至此,知識與身體於我,就像分隔島下的兩條路,南來北往,互不干涉。我忘了Jay
Prosser的跨性別敘事說轉型(transition):知識會改變身體,身體也會建構知識,
兩者互為表裏。還記得新生南路對面麥當勞,後來的室友跑來敲敲落地玻璃窗,笑我上課
前總在那裏硬啃英文讀本。合作翻譯的那次,我們意見不合,她跑出我貸居的晉江街老公
寓,買回一碗剉冰。周慕雲對蘇麗珍說:原來甚麼都是不知不覺的,卻沒說出心裡的真話
,當雙人探戈的樂曲再響起,這一盤,究竟是棋逢敵手,還是兩敗俱傷?
終究還是一個屋簷下,我們的2046房間,是室友貼在她研究室牆上的《雅典學院》,仰之
彌高、鑽之彌堅。她打開書本,一頁頁教我學會後殖民的Homi Bhabha、薩依德、Spivak。
我時常在無人的房間裡,目睹文藝復興時期拉斐爾筆下的亞里斯多德與柏拉圖的對話,
從左至右,從古至今,無論是阿基米德、蘇格拉底,甚或畢達哥拉斯…,卻沒有我可以
佔據的一角。低頭瀏覽她層層堆疊的書本,隔開我們的距離,像分隔且觸不到彼此的戀人
,但渴望那樣深又異常壓抑,是王家衛的《手》?
我跟室友分庭抗禮、據理力爭,當同志導師在《小說選》的序裡提起我的名,我以為在
同志研究的系譜上始終有份。曾經我以為我可以一直這樣仰望他,聽他所有的話。

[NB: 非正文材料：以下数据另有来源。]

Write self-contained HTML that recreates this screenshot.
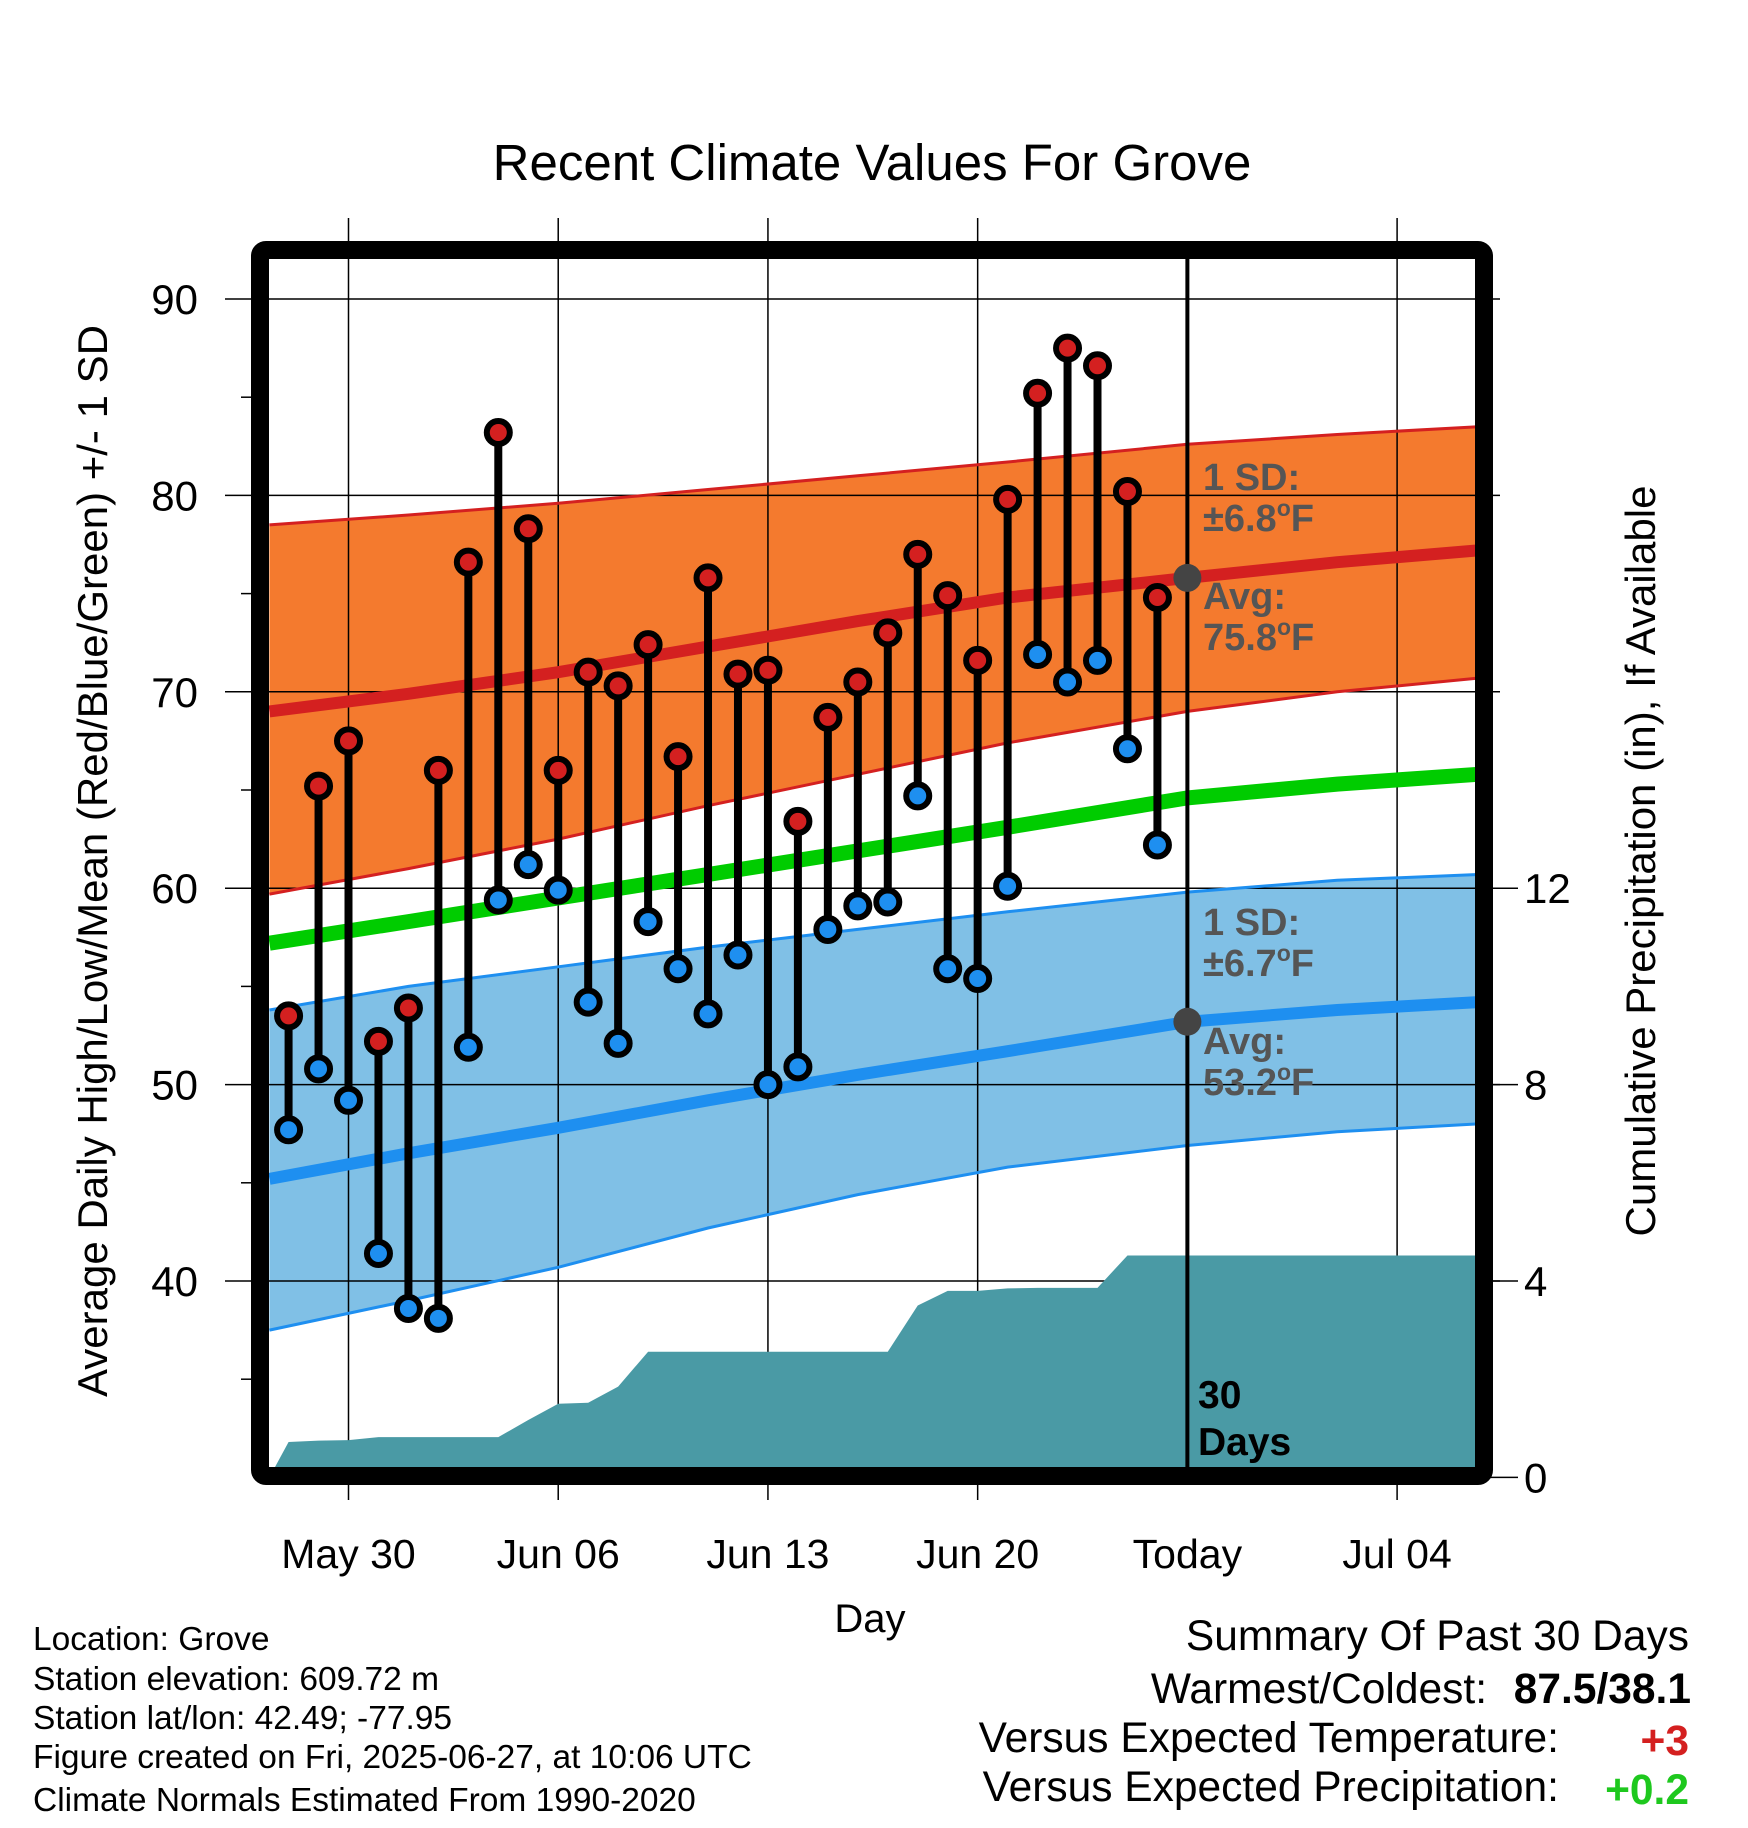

不料
日後輟學離開學院,重作書店店員,我花了很長的時間不再想起老師,不再記得他說的
每一句話,因為我已經不再會說他的話。
二○○七年重逢上海研討會,我們與導師在中國大學食堂打菜,三個人一起回憶起昔日
上課的吉光片羽。令前室友發笑的都是普通尋常事物,麥兜電影裡雞包紙、紙包雞已足
矣。她是楊德昌〈一一〉裡的婷婷,交大全球首映裡老淚縱橫的我;是「如果多一張船
票」,也不要依靠任何人、獨自自主的新女性蘇麗珍。我們的相遇是一種〈對倒〉,
是我看完改寫《品花寶鑑》的《世紀末少年愛讀本》,回家便哭了不要作琴言。
從前我不明白《東邪西毒》裡的歐陽鋒和醉生夢死,現在我只怕尋不到這種酒。